Given instruction: Every record should be copied exactly, except that pictures are to be omitted.

The input:

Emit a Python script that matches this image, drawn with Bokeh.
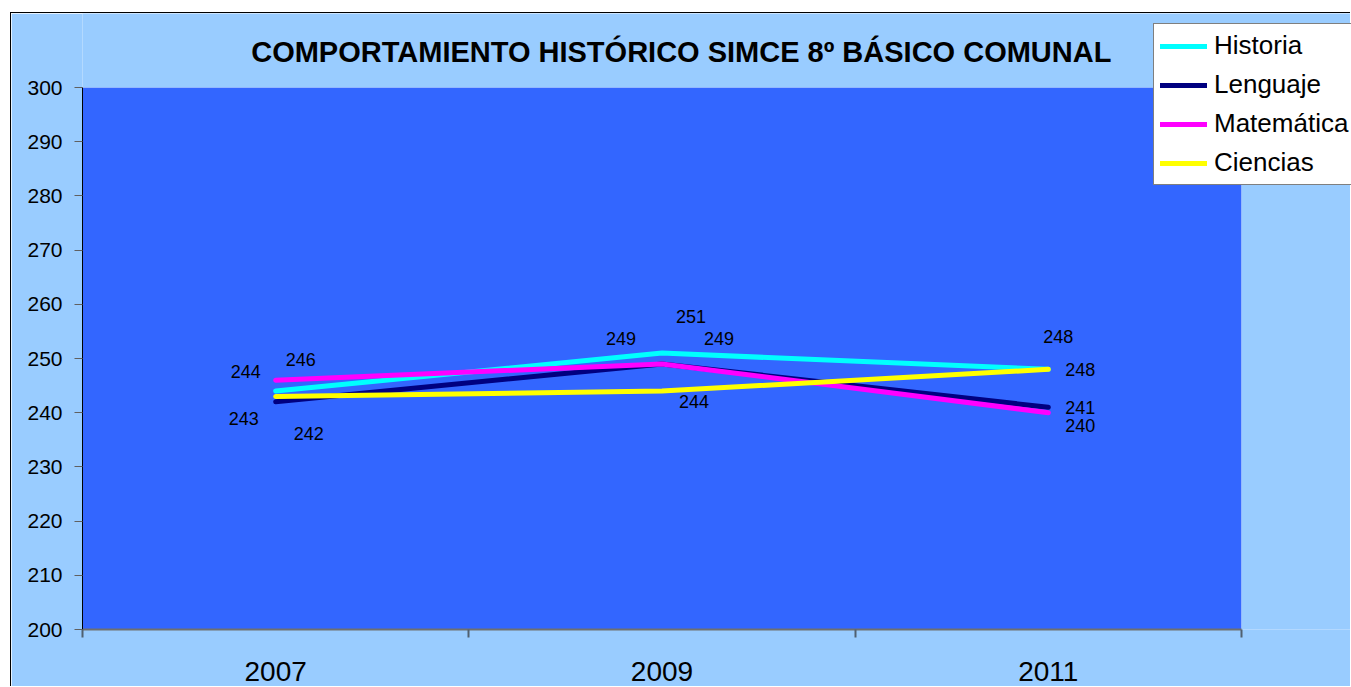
from bokeh.plotting import figure
from bokeh.models import Range1d, FixedTicker, Legend, LegendItem, Label, ColumnDataSource, BoxAnnotation
from bokeh.embed import file_html
from bokeh.resources import INLINE
from bokeh.core.properties import value

# ---- data ----
years = ["2007", "2009", "2011"]
series_names = ["Historia", "Lenguaje", "Matemática", "Ciencias"]
historia = [244, 251, 248]
lenguaje = [242, 249, 241]
matematica = [246, 249, 240]
ciencias = [243, 244, 248]
y_ticks = [200, 210, 220, 230, 240, 250, 260, 270, 280, 290, 300]
title_text = "COMPORTAMIENTO HISTÓRICO SIMCE 8º BÁSICO COMUNAL"

# ---- styles / layout ----
colors = ["#00FFFF", "#000080", "#FF00FF", "#FFFF00"]
# data label screen offsets (px) per series, per year
label_dx = [[-30, 29, 10], [33, -41, 32], [25, 57, 32], [-32, 32, 32]]
label_dy = [[-20, -37, -33], [32, -25, 0], [-21, -25, 13], [22, 10, 0]]

FONT = "Liberation Sans"
ncat = len(years)
xs = [i + 0.5 for i in range(ncat)]
ymin, ymax = y_ticks[0], y_ticks[-1]

# frame geometry (px): plot-area width 1159 / height 542 inside a larger frame
FRAME_W, FRAME_H = 1269, 616
AREA_W, AREA_H = 1159, 542
x_end = ncat * FRAME_W / AREA_W
y_end = ymin + (ymax - ymin) * FRAME_H / AREA_H

p = figure(width=1340, height=674, output_backend="svg", toolbar_location=None,
           x_range=Range1d(0, x_end), y_range=Range1d(ymin, y_end),
           min_border_left=71, min_border_right=0, min_border_top=0, min_border_bottom=58)
p.styles = {"margin-left": "10px", "margin-top": "12px",
            "border-left": "1px solid black", "border-top": "1px solid black"}

p.background_fill_color = "#99CCFF"
p.border_fill_color = "#99CCFF"
p.outline_line_color = None
p.grid.visible = False

# plot area
area = BoxAnnotation(left=0, right=ncat, bottom=ymin, top=ymax, fill_color="#3366FF",
                     fill_alpha=1.0, line_color="white", line_width=1, level="underlay")
p.add_layout(area)

# y axis
p.yaxis.bounds = (ymin, ymax)
p.yaxis.ticker = FixedTicker(ticks=y_ticks)
p.yaxis.major_label_text_font = FONT
p.yaxis.major_label_text_font_size = "21px"
p.yaxis.major_label_text_color = "black"
p.yaxis.major_tick_out = 8
p.yaxis.major_tick_in = 0
p.yaxis.major_tick_line_color = "#606060"
p.yaxis.minor_tick_line_color = None
p.yaxis.axis_line_color = "black"
p.yaxis.major_label_standoff = 12

# x axis: labels at category centers, ticks at boundaries
p.xaxis.bounds = (0, ncat)
p.xaxis.ticker = FixedTicker(ticks=xs, minor_ticks=list(range(ncat + 1)))
p.xaxis.major_label_overrides = {x: y for x, y in zip(xs, years)}
p.xaxis.major_tick_line_color = None
p.xaxis.minor_tick_out = 8
p.xaxis.minor_tick_in = 0
p.xaxis.minor_tick_line_color = "#506070"
p.xaxis.minor_tick_line_width = 2
p.xaxis.axis_line_color = "#707070"
p.xaxis.axis_line_width = 2
p.xaxis.major_label_text_font = FONT
p.xaxis.major_label_text_font_size = "28px"
p.xaxis.major_label_text_color = "black"
p.xaxis.major_label_standoff = 24

all_series = [historia, lenguaje, matematica, ciencias]
items = []
for name, vals, col in zip(series_names, all_series, colors):
    r = p.line(xs, vals, line_color=col, line_width=5, line_cap="round", line_join="round")
    items.append(LegendItem(label=name, renderers=[r]))

for vals, dx, dy in zip(all_series, label_dx, label_dy):
    src = ColumnDataSource(dict(x=xs, y=vals, t=[str(v) for v in vals], dx=dx, dy=dy))
    p.text(x="x", y="y", text="t", x_offset="dx", y_offset="dy", source=src,
           text_font=value(FONT), text_font_size="18px", text_color="black",
           text_align="center", text_baseline="middle")

legend = Legend(items=items, location=(1071, 444))
legend.label_text_font = FONT
legend.label_text_font_size = "26px"
legend.label_text_color = "black"
legend.glyph_width = 47
legend.glyph_height = 30
legend.label_height = 30
legend.label_standoff = 7
legend.spacing = 8
legend.padding = 6
legend.margin = 0
legend.border_line_color = "black"
legend.border_line_width = 1
legend.background_fill_color = "white"
legend.background_fill_alpha = 1.0
p.add_layout(legend)

title = Label(x=1.55, y=306.5, text=title_text, text_font=FONT, text_font_size="29px",
              text_font_style="bold", text_color="black", text_align="center",
              text_baseline="middle")
p.add_layout(title)

open("out.html", "w").write(file_html(p, INLINE))
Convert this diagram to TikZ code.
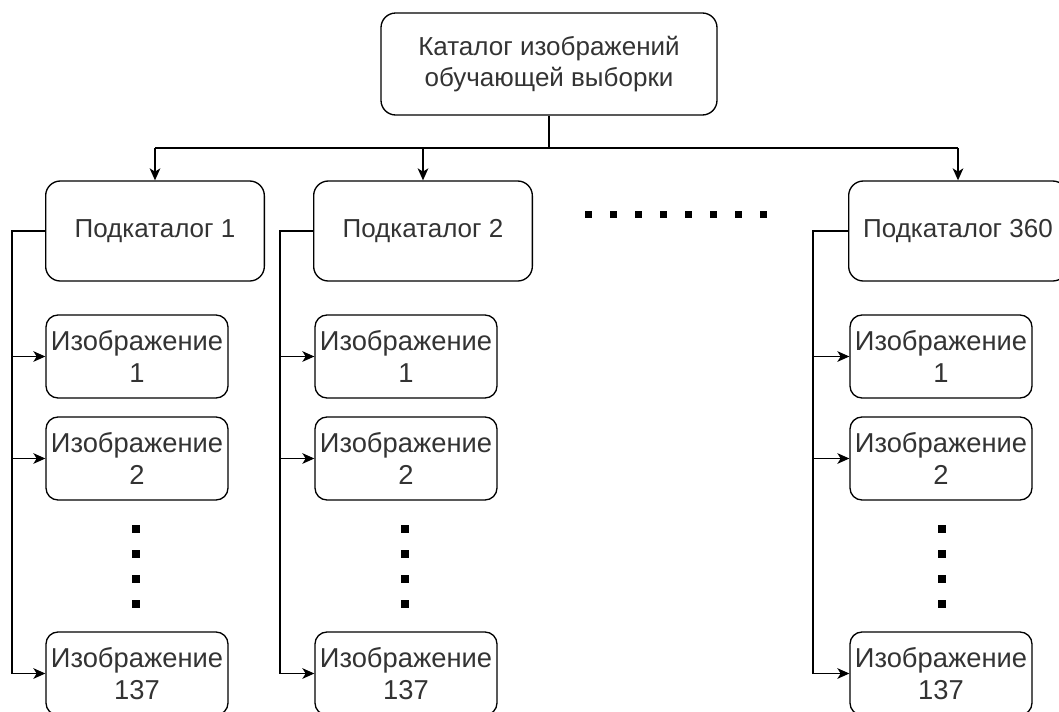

Task output:
Emit a Python script that matches this image, drawn with Bokeh.
from bokeh.plotting import figure
from bokeh.models import Range1d, FixedTicker, Legend, LegendItem, Label, ColumnDataSource, BoxAnnotation
from bokeh.embed import file_html
from bokeh.resources import INLINE
from bokeh.core.properties import value

# ---- data ----
years = ["2007", "2009", "2011"]
series_names = ["Historia", "Lenguaje", "Matemática", "Ciencias"]
historia = [244, 251, 248]
lenguaje = [242, 249, 241]
matematica = [246, 249, 240]
ciencias = [243, 244, 248]
y_ticks = [200, 210, 220, 230, 240, 250, 260, 270, 280, 290, 300]
title_text = "COMPORTAMIENTO HISTÓRICO SIMCE 8º BÁSICO COMUNAL"

# ---- styles / layout ----
colors = ["#00FFFF", "#000080", "#FF00FF", "#FFFF00"]
# data label screen offsets (px) per series, per year
label_dx = [[-30, 29, 10], [33, -41, 32], [25, 57, 32], [-32, 32, 32]]
label_dy = [[-20, -37, -33], [32, -25, 0], [-21, -25, 13], [22, 10, 0]]

FONT = "Liberation Sans"
ncat = len(years)
xs = [i + 0.5 for i in range(ncat)]
ymin, ymax = y_ticks[0], y_ticks[-1]

# frame geometry (px): plot-area width 1159 / height 542 inside a larger frame
FRAME_W, FRAME_H = 1269, 616
AREA_W, AREA_H = 1159, 542
x_end = ncat * FRAME_W / AREA_W
y_end = ymin + (ymax - ymin) * FRAME_H / AREA_H

p = figure(width=1340, height=674, output_backend="svg", toolbar_location=None,
           x_range=Range1d(0, x_end), y_range=Range1d(ymin, y_end),
           min_border_left=71, min_border_right=0, min_border_top=0, min_border_bottom=58)
p.styles = {"margin-left": "10px", "margin-top": "12px",
            "border-left": "1px solid black", "border-top": "1px solid black"}

p.background_fill_color = "#99CCFF"
p.border_fill_color = "#99CCFF"
p.outline_line_color = None
p.grid.visible = False

# plot area
area = BoxAnnotation(left=0, right=ncat, bottom=ymin, top=ymax, fill_color="#3366FF",
                     fill_alpha=1.0, line_color="white", line_width=1, level="underlay")
p.add_layout(area)

# y axis
p.yaxis.bounds = (ymin, ymax)
p.yaxis.ticker = FixedTicker(ticks=y_ticks)
p.yaxis.major_label_text_font = FONT
p.yaxis.major_label_text_font_size = "21px"
p.yaxis.major_label_text_color = "black"
p.yaxis.major_tick_out = 8
p.yaxis.major_tick_in = 0
p.yaxis.major_tick_line_color = "#606060"
p.yaxis.minor_tick_line_color = None
p.yaxis.axis_line_color = "black"
p.yaxis.major_label_standoff = 12

# x axis: labels at category centers, ticks at boundaries
p.xaxis.bounds = (0, ncat)
p.xaxis.ticker = FixedTicker(ticks=xs, minor_ticks=list(range(ncat + 1)))
p.xaxis.major_label_overrides = {x: y for x, y in zip(xs, years)}
p.xaxis.major_tick_line_color = None
p.xaxis.minor_tick_out = 8
p.xaxis.minor_tick_in = 0
p.xaxis.minor_tick_line_color = "#506070"
p.xaxis.minor_tick_line_width = 2
p.xaxis.axis_line_color = "#707070"
p.xaxis.axis_line_width = 2
p.xaxis.major_label_text_font = FONT
p.xaxis.major_label_text_font_size = "28px"
p.xaxis.major_label_text_color = "black"
p.xaxis.major_label_standoff = 24

all_series = [historia, lenguaje, matematica, ciencias]
items = []
for name, vals, col in zip(series_names, all_series, colors):
    r = p.line(xs, vals, line_color=col, line_width=5, line_cap="round", line_join="round")
    items.append(LegendItem(label=name, renderers=[r]))

for vals, dx, dy in zip(all_series, label_dx, label_dy):
    src = ColumnDataSource(dict(x=xs, y=vals, t=[str(v) for v in vals], dx=dx, dy=dy))
    p.text(x="x", y="y", text="t", x_offset="dx", y_offset="dy", source=src,
           text_font=value(FONT), text_font_size="18px", text_color="black",
           text_align="center", text_baseline="middle")

legend = Legend(items=items, location=(1071, 444))
legend.label_text_font = FONT
legend.label_text_font_size = "26px"
legend.label_text_color = "black"
legend.glyph_width = 47
legend.glyph_height = 30
legend.label_height = 30
legend.label_standoff = 7
legend.spacing = 8
legend.padding = 6
legend.margin = 0
legend.border_line_color = "black"
legend.border_line_width = 1
legend.background_fill_color = "white"
legend.background_fill_alpha = 1.0
p.add_layout(legend)

title = Label(x=1.55, y=306.5, text=title_text, text_font=FONT, text_font_size="29px",
              text_font_style="bold", text_color="black", text_align="center",
              text_baseline="middle")
p.add_layout(title)

open("out.html", "w").write(file_html(p, INLINE))
Convert this diagram to TikZ code.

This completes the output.